The shooting of Todashev became the latest twist in an investigation into the twin bombs set off at the Boston Marathon, killing three people and wounding 260. One of the suspects, Tamerlan Tsarnaev, was injured and then killed during a firefight with police, and his younger brother, Dzokhar Tsarnaev, was found hiding, wounded, in a boat, a day later after a massive manhunt that shut down much of the Boston metropolitan area.
In a missive scrawled on the walls of the boat before he was captured, Dzhokar Tsarnaev reportedly suggested the attacks were in retaliation to the US wars in Iraq and Afghanistan.
Since the bombings, the FBI has sought to connect Tamerlan with a triple homicide in Waltham, Mass., on Sept. 11, 2011, and that investigation brought them to Todashev, a fellow Chechen and martial arts fighter whom Tsarnaev had met in a Boston gym.
But among the questions raised by Todashev's death, constitutional law experts say, is the extent to which the questioning was voluntary, why it was conducted at his home, and whether Todashev could have ended the questioning at any point.
"Did he feel he was free to leave, was this something voluntary, given that courts have said that even the presence of a fair number of officers means that there can be a coerceive context?" Mr. Levin asks.
Reports from anonymous law enforcement sources suggest that other agents, including officers from the Massachusetts State Police, had left the room briefly when Todashev attacked the FBI agent.

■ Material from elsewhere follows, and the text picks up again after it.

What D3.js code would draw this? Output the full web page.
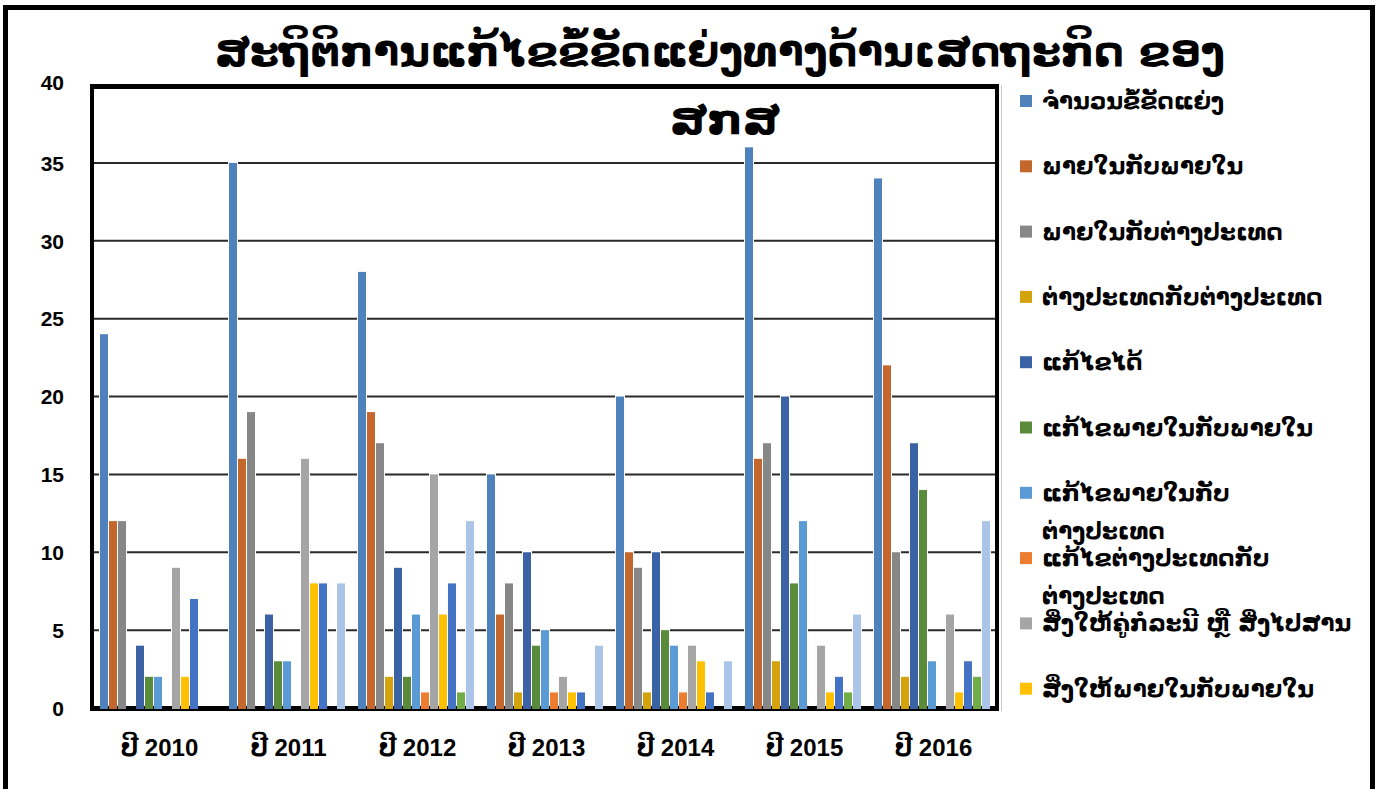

The Orlando NBC affiliate station has reported that a samurai-style sword had been moved to a corner of the room before Todashev was questioned, citing sources who said the agent may have thought Todashev was going for the sword. The Washington Post, however, cited two anonymous law enforcement sources who said Todashev was not in possession of the weapon when he was killed.
Todashev has not been linked to the Boston bombings, though police say he was friendly with the Tsaernevs when he lived in Boston. He subsequently moved to Atlanta, then Orlando.